# 1 1/2 inch toe overhang. too much??



## Guest (Dec 13, 2007)

hey everyone,
i just bought my first board, bindings and boots last night. the store set it all up for me, but when i put everything together last night, i noticed my toes hang off about 1 and 1/2 inches over the edge of the board. this feels kind of weird? can someone help me please?

oh, i have a 

burton lux board (147)
K2 virtue bindings (no clue what size b/c i never saw the box)
Salomon Ivy boots (6 1/2 ladies)


----------



## Guest (Dec 13, 2007)

Hm. Well, i am not sure about womens sizes, but I know that for me, I use a 154-158 board, and those generally fit medium bindings and boots, so probaby size 7-9 mens.
So if yours is 147, i would think it would fit mens small boots. 6.5 ladies is like 8.5 mens right? If that is the case, then that would be in the "m" or "medium" range, so id think it would be a little big for your board.


----------



## Guest (Dec 14, 2007)

Also what are the angles of your bindings set at?


----------



## Guest (Dec 14, 2007)

ok, just got back from the shop where i bought everything. basically the bindings were too small for the boot, also, they were set inproperly (is that a word?). i had to get new bindings and they fixed everything, i hope.


----------



## Guest (Dec 14, 2007)

i had to get a platform for my board
what can i say i have big feet:dunno: 

idk if u have to go that far
but hopefully they fixed it


----------



## PaoloSmythe (Aug 19, 2007)

cures to toe hang...

make sure the binders and therefore the boots are centrally mounted; ie compare the amount of toe hang to the amount of heel hang.
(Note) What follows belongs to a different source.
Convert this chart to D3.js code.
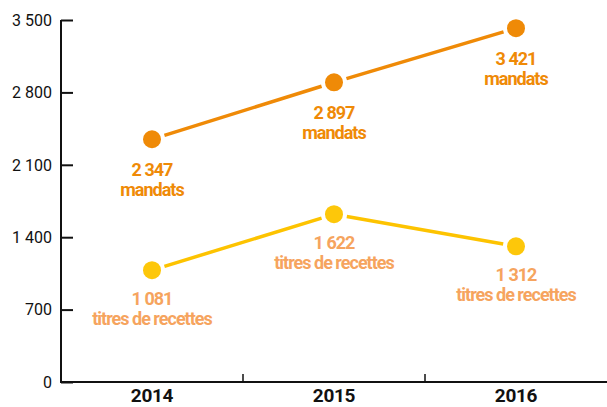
<!DOCTYPE html>
<html>
<head>
<meta charset="utf-8">
<script src="https://cdn.jsdelivr.net/npm/d3@7"></script>
<style>
    body { margin: 0; background: #fff; }
    svg { display: block; font-family: Roboto, "Liberation Sans", sans-serif; }
</style>
</head>
<body>
<div id="chart"></div>
<script>
// data
let years = ["2014", "2015", "2016"];
let mandats = [2347, 2897, 3421];
let titres = [1081, 1622, 1312];
let yTicks = [0, 700, 1400, 2100, 2800, 3500];

let width = 607, height = 407;
let margin = {top: 20, right: 0, bottom: 25, left: 61};

let fr = d3.formatLocale({decimal: ",", thousands: " ", grouping: [3], currency: ["", " €"]});
let fmt = fr.format(",d");

let svg = d3.select("#chart").append("svg")
    .attr("width", width)
    .attr("height", height);

let x = d3.scaleBand()
    .domain(years)
    .range([margin.left, width - margin.right]);

let y = d3.scaleLinear()
    .domain([0, 3500])
    .range([height - margin.bottom, margin.top]);

// y axis
let yAxis = d3.axisRight(y)
    .tickValues(yTicks)
    .tickSize(12)
    .tickFormat("");

let gy = svg.append("g")
    .attr("transform", `translate(${margin.left},0)`)
    .call(yAxis);
gy.select(".domain").attr("stroke", "#111").attr("stroke-width", 2).attr("d", `M0,${y(3500)}V${y(0)}`);
gy.selectAll(".tick line").attr("stroke", "#111").attr("stroke-width", 2);

svg.append("g").selectAll("text")
    .data(yTicks)
    .enter().append("text")
    .attr("x", margin.left - 9)
    .attr("y", d => y(d))
    .attr("dy", "0.36em")
    .attr("text-anchor", "end")
    .attr("font-size", 16)
    .attr("fill", "#111")
    .text(d => fmt(d));

// x axis
let xAxis = svg.append("g");
xAxis.append("line")
    .attr("x1", margin.left - 1)
    .attr("x2", width)
    .attr("y1", y(0))
    .attr("y2", y(0))
    .attr("stroke", "#111")
    .attr("stroke-width", 2);
xAxis.selectAll(".xtick")
    .data(years.slice(1))
    .enter().append("line")
    .attr("class", "xtick")
    .attr("x1", d => x(d))
    .attr("x2", d => x(d))
    .attr("y1", y(0))
    .attr("y2", y(0) - 8)
    .attr("stroke", "#111")
    .attr("stroke-width", 1.5);
xAxis.selectAll(".xlabel")
    .data(years)
    .enter().append("text")
    .attr("class", "xlabel")
    .attr("x", d => x(d) + x.bandwidth() / 2)
    .attr("y", y(0) + 20)
    .attr("text-anchor", "middle")
    .attr("font-size", 19)
    .attr("font-weight", "bold")
    .attr("letter-spacing", "-0.3px")
    .attr("fill", "#111")
    .text(d => d);

let r = 9;

function drawSeries(values, lineColor, dotColor, labelColor, unit, off1, off2) {
    let pts = values.map((v, i) => ({x: x(years[i]) + x.bandwidth() / 2, y: y(v), v: v}));

    // segments with a small gap before each dot
    let gap = r + 4;
    let segs = [];
    for (let i = 0; i < pts.length - 1; i++) {
        let a = pts[i], b = pts[i + 1];
        let dx = b.x - a.x, dy = b.y - a.y;
        let len = Math.sqrt(dx * dx + dy * dy);
        segs.push({
            x1: a.x + dx / len * gap, y1: a.y + dy / len * gap,
            x2: b.x - dx / len * gap, y2: b.y - dy / len * gap
        });
    }
    svg.append("g").selectAll("line")
        .data(segs)
        .enter().append("line")
        .attr("x1", d => d.x1).attr("y1", d => d.y1)
        .attr("x2", d => d.x2).attr("y2", d => d.y2)
        .attr("stroke", lineColor)
        .attr("stroke-width", 3.5);

    svg.append("g").selectAll("circle")
        .data(pts)
        .enter().append("circle")
        .attr("cx", d => d.x)
        .attr("cy", d => d.y)
        .attr("r", r)
        .attr("fill", dotColor);

    let lbl = svg.append("g").selectAll("text")
        .data(pts)
        .enter().append("text")
        .attr("text-anchor", "middle")
        .attr("font-size", 18)
        .attr("font-weight", "bold")
        .attr("letter-spacing", "-1px")
        .attr("fill", labelColor);
    lbl.append("tspan")
        .attr("x", d => d.x)
        .attr("y", d => d.y + off1)
        .text(d => fmt(d.v));
    lbl.append("tspan")
        .attr("x", d => d.x)
        .attr("y", d => d.y + off2)
        .text(unit);
}

drawSeries(mandats, "#EF8A07", "#EF8A07", "#EF8A07", "mandats", 37, 57);
drawSeries(titres, "#FDC300", "#FDC70A", "#F6A45E", "titres de recettes", 34.5, 55);
</script>
</body>
</html>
see if you can be comfortable with binding angels further away from the zero degrees angle; ie duck your stance with +21 ont eh front boot and -9 or -12 on the rear, for example

or as the store has done, add some risers to the binder mount points, thus elevating your boot from the board edge and thus the snow. this gives less drag due to hang, but better control and performance over your riding, thanx to better torsional input.

but hopefully all is now well?

lovely!


----------